I find the language overall really does pay homage to languages which the developers had (I imagine) used while building the compiler and semantics. Though it’s far too early for me to comment, I can see a small glimpse of the mindset which made this the most loved language for fives years straight now. Whereas I could complain about the slower compile times compared to the likes of C, C++ or Golang, one can surely equate the slower pace with the compiler’s attempt to be both your friend and worst nightmare. The top comment on this HackerNews feed says it best.
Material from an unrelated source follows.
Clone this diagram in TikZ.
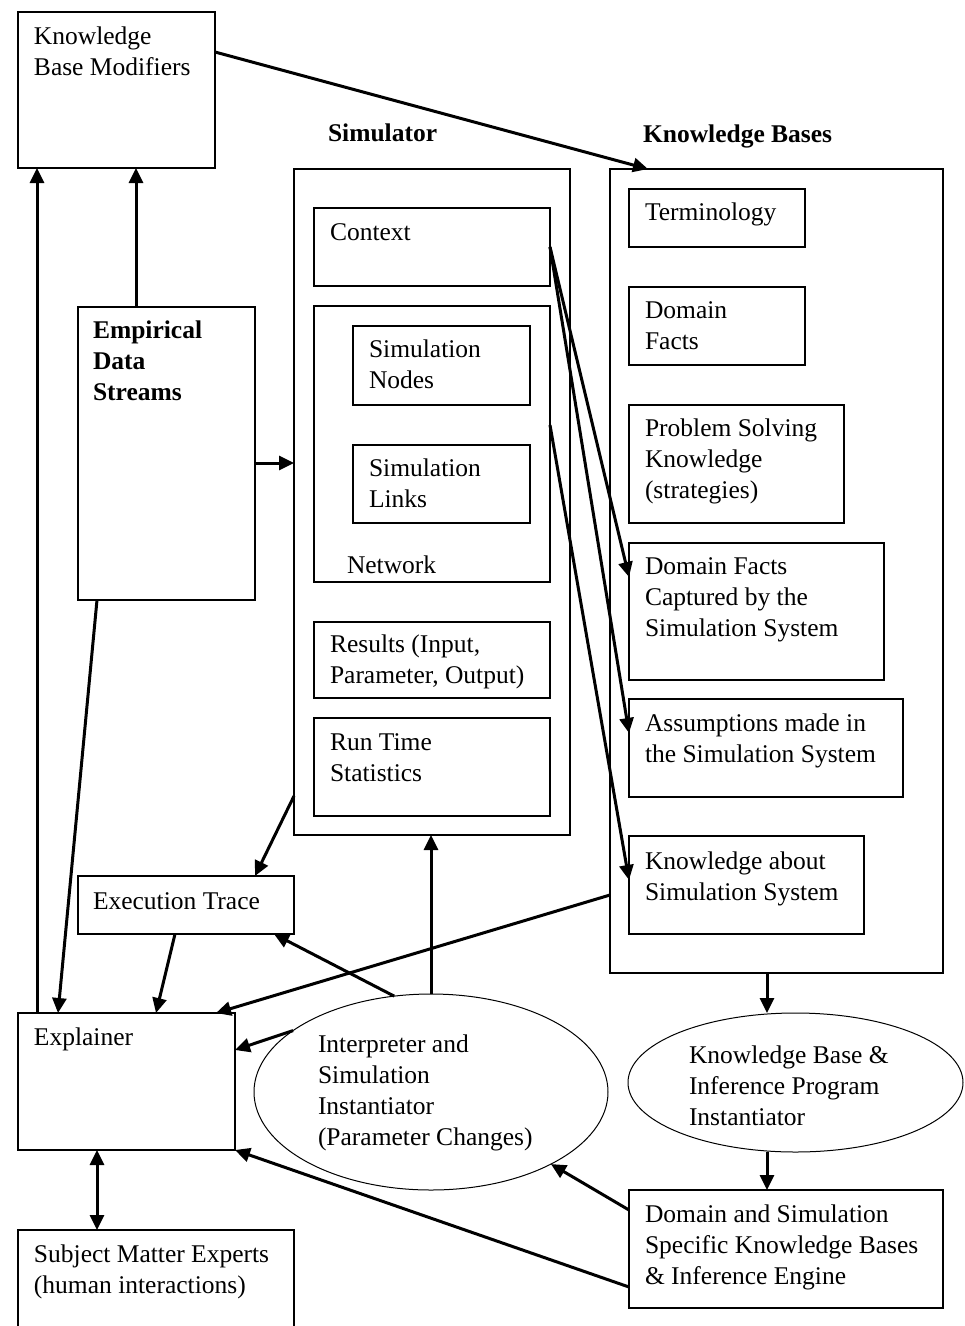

“It’s hard but I love it. Dealing with the compiler felt like being the novice in an old kung fu movie who spends day after day being tortured by his new master (rustc) for no apparent reason until one day it clicks and he realizes that he knows kung fu.”

Next Steps

I hope this isn’t my last chance to play with Rust. I do intend on learning more through Exercism both on Rust, and with other languages both new and old as practice. Furthermore, I’m far more intrigued to write a terminal application with Rust and compare with my experience writing CLIs in Golang. The idea that all the major players (Microsoft, AWS namely) are declaring Rust to be a vital part of their work and upcoming toolchain truly does catch my attention. Lets see where the landscape goes in the next year or two!